Rows from a dataset of charts and code:
****************************************

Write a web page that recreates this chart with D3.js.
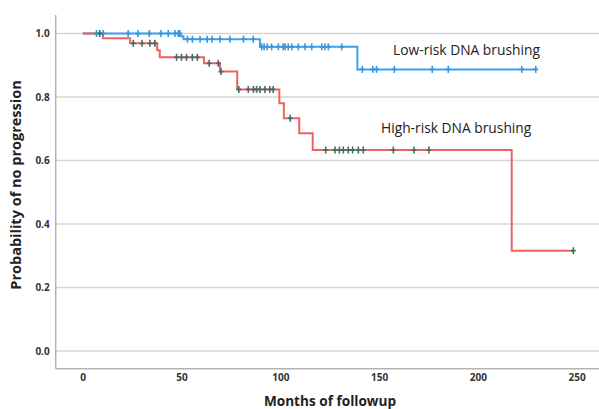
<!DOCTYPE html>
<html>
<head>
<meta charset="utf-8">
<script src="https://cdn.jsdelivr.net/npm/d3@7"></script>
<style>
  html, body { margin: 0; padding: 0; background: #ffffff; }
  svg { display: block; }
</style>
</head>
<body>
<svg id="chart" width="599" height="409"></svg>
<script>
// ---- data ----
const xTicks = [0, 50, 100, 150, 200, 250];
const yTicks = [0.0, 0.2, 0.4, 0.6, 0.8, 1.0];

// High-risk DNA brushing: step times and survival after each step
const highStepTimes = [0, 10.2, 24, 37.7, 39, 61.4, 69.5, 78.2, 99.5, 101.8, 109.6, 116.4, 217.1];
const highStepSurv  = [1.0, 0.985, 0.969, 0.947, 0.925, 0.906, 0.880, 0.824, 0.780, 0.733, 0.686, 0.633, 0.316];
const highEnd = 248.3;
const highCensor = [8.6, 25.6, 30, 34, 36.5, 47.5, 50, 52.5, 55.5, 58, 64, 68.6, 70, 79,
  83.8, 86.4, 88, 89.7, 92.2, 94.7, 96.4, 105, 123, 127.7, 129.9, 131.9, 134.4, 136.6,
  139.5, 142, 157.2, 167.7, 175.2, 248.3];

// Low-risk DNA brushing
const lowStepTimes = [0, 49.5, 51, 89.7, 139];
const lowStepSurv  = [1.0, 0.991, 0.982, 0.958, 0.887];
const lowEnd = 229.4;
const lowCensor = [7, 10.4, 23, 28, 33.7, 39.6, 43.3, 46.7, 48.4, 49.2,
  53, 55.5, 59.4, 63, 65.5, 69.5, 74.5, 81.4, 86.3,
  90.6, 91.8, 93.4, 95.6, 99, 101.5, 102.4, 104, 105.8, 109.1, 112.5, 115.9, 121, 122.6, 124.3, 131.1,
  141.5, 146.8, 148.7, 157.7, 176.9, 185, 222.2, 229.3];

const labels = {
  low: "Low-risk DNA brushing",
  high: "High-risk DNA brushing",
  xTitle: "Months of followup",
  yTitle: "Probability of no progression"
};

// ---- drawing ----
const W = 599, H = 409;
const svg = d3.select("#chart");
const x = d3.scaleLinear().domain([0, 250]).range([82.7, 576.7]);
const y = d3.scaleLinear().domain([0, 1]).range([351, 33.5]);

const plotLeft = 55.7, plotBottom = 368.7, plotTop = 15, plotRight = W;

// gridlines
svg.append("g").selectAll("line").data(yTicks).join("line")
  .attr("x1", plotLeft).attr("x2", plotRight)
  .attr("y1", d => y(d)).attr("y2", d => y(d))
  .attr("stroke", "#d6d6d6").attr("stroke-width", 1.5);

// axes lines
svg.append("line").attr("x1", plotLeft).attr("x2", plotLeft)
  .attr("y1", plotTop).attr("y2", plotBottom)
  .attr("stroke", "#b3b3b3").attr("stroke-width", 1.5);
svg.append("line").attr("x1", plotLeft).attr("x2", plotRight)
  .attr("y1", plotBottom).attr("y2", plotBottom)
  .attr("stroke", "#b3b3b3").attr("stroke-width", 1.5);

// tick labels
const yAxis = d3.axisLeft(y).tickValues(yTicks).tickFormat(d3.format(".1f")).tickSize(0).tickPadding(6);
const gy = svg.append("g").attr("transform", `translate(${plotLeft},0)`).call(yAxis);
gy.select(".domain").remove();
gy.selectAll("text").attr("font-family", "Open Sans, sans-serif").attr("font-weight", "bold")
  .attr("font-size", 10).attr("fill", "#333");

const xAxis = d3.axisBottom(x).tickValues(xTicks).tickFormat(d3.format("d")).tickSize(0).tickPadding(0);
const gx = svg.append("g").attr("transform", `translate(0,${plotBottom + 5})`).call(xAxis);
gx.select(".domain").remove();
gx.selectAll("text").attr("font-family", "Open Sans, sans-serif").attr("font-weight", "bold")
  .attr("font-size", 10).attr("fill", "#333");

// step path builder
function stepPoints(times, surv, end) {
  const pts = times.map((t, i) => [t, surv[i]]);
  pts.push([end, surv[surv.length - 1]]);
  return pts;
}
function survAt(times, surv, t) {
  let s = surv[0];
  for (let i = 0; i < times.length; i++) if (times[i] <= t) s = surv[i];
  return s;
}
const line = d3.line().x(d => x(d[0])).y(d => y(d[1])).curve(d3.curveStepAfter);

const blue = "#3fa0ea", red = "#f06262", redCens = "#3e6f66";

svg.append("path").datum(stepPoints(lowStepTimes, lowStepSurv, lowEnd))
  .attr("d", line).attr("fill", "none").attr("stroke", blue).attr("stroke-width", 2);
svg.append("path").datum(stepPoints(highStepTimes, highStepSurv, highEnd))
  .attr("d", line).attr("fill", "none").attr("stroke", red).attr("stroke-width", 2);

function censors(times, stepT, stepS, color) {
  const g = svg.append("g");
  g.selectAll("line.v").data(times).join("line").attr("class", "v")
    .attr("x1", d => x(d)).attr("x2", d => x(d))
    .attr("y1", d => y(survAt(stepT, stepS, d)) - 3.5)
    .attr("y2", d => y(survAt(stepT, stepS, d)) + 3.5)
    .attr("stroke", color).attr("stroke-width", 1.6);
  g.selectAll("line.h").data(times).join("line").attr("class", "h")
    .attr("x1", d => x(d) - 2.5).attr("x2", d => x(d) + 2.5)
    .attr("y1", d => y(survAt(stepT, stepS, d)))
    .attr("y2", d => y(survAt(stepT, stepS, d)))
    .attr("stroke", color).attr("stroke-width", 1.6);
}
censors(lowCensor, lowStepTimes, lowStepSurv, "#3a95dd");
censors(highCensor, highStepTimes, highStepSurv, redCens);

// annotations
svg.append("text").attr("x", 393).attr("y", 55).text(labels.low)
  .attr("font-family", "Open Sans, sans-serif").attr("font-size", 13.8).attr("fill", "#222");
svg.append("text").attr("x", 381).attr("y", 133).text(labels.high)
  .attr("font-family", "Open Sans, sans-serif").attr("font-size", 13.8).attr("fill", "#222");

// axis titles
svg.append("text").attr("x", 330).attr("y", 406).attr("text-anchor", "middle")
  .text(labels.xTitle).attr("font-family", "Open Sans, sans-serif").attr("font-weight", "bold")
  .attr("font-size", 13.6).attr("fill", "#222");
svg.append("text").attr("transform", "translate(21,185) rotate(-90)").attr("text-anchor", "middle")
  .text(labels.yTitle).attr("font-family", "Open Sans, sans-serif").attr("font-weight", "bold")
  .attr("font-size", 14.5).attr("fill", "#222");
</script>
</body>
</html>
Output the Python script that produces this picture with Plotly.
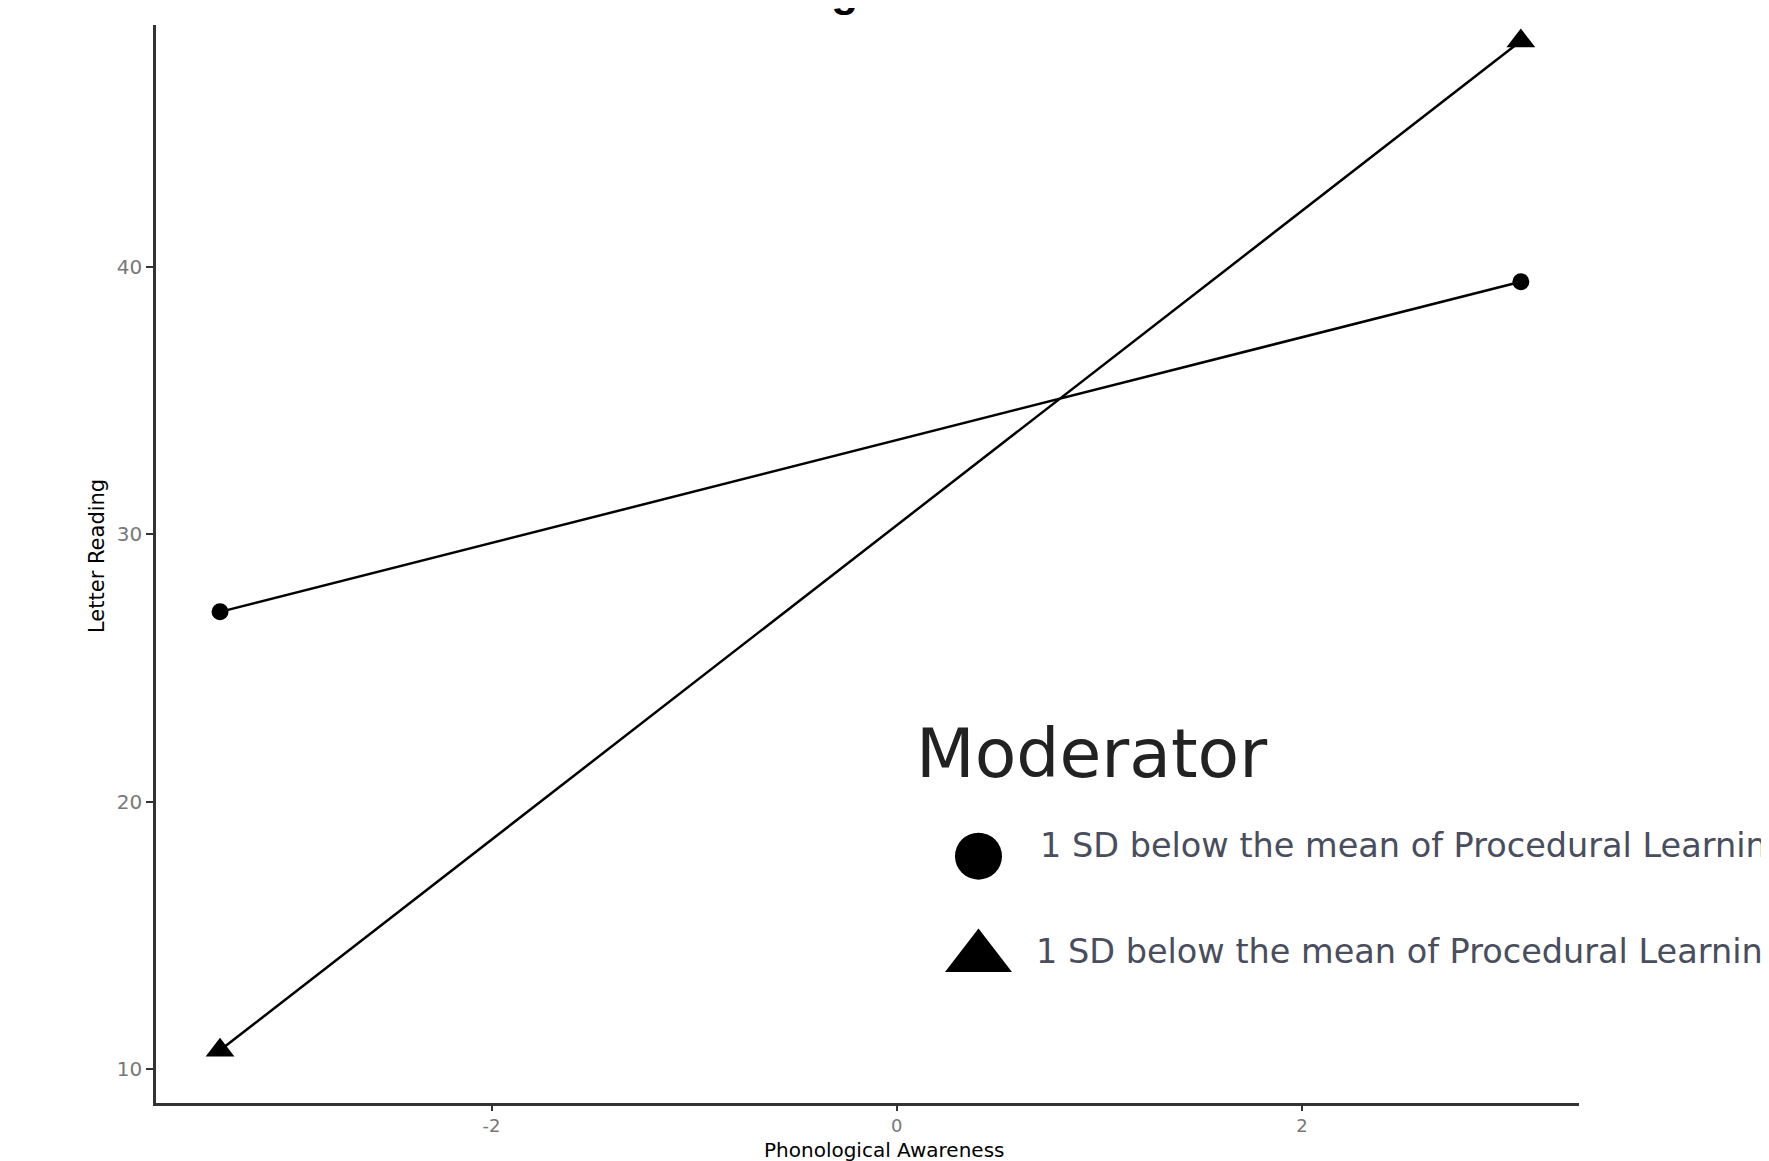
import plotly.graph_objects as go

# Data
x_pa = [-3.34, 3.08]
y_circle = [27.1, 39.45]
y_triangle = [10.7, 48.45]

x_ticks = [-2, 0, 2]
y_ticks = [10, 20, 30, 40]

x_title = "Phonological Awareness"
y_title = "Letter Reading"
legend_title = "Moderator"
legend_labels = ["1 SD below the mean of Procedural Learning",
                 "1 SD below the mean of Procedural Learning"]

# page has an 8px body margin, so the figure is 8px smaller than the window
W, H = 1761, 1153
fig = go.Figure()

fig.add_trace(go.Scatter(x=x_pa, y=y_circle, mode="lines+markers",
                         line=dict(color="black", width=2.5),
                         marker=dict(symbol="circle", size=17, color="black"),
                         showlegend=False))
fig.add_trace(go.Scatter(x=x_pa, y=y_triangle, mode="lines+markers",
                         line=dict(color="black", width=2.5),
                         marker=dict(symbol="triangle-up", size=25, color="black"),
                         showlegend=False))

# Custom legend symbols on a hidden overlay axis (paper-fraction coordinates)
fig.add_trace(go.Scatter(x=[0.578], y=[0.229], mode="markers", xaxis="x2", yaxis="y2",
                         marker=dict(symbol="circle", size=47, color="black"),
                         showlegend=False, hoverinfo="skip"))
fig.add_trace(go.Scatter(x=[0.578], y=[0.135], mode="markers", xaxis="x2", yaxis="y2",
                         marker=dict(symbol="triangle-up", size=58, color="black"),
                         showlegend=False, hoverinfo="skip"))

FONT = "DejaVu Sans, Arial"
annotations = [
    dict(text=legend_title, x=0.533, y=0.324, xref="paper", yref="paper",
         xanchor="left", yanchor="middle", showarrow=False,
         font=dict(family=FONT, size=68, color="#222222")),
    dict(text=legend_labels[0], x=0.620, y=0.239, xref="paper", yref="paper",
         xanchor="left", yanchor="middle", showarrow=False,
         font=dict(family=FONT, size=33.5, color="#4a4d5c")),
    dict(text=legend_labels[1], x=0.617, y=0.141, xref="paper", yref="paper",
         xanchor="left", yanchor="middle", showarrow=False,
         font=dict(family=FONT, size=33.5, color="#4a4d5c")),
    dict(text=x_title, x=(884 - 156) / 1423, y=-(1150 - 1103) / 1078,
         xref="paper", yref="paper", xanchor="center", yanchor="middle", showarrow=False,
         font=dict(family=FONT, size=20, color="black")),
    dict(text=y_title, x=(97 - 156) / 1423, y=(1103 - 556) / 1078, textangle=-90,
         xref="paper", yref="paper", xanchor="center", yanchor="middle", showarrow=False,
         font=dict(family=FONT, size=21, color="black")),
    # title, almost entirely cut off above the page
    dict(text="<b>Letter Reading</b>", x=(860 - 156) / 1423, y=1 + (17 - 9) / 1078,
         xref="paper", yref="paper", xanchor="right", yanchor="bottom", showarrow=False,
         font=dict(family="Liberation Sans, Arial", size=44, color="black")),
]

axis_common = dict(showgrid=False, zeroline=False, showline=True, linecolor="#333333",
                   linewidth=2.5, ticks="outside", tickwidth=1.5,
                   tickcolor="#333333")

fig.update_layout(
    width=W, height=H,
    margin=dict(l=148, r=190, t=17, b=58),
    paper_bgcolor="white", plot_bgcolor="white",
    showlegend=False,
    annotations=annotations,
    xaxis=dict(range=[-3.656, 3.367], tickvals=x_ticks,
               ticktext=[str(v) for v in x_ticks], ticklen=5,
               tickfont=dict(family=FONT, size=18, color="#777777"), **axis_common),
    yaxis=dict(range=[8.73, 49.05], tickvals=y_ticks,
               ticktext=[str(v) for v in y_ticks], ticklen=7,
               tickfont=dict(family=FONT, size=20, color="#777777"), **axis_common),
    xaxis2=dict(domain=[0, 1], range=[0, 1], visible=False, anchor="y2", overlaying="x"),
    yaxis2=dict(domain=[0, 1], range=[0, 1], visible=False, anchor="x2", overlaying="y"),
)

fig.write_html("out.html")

****************************************

Everything from the first line of the listing above through the line that contains "const yTicks = [0.0, 0.2, 0.4, 0.6, 0.8, 1.0];" is to be restated word for word, minus the pictures.

Solution for this problem:
Write a web page that recreates this chart with D3.js.
<!DOCTYPE html>
<html>
<head>
<meta charset="utf-8">
<script src="https://cdn.jsdelivr.net/npm/d3@7"></script>
<style>
  html, body { margin: 0; padding: 0; background: #ffffff; }
  svg { display: block; }
</style>
</head>
<body>
<svg id="chart" width="599" height="409"></svg>
<script>
// ---- data ----
const xTicks = [0, 50, 100, 150, 200, 250];
const yTicks = [0.0, 0.2, 0.4, 0.6, 0.8, 1.0];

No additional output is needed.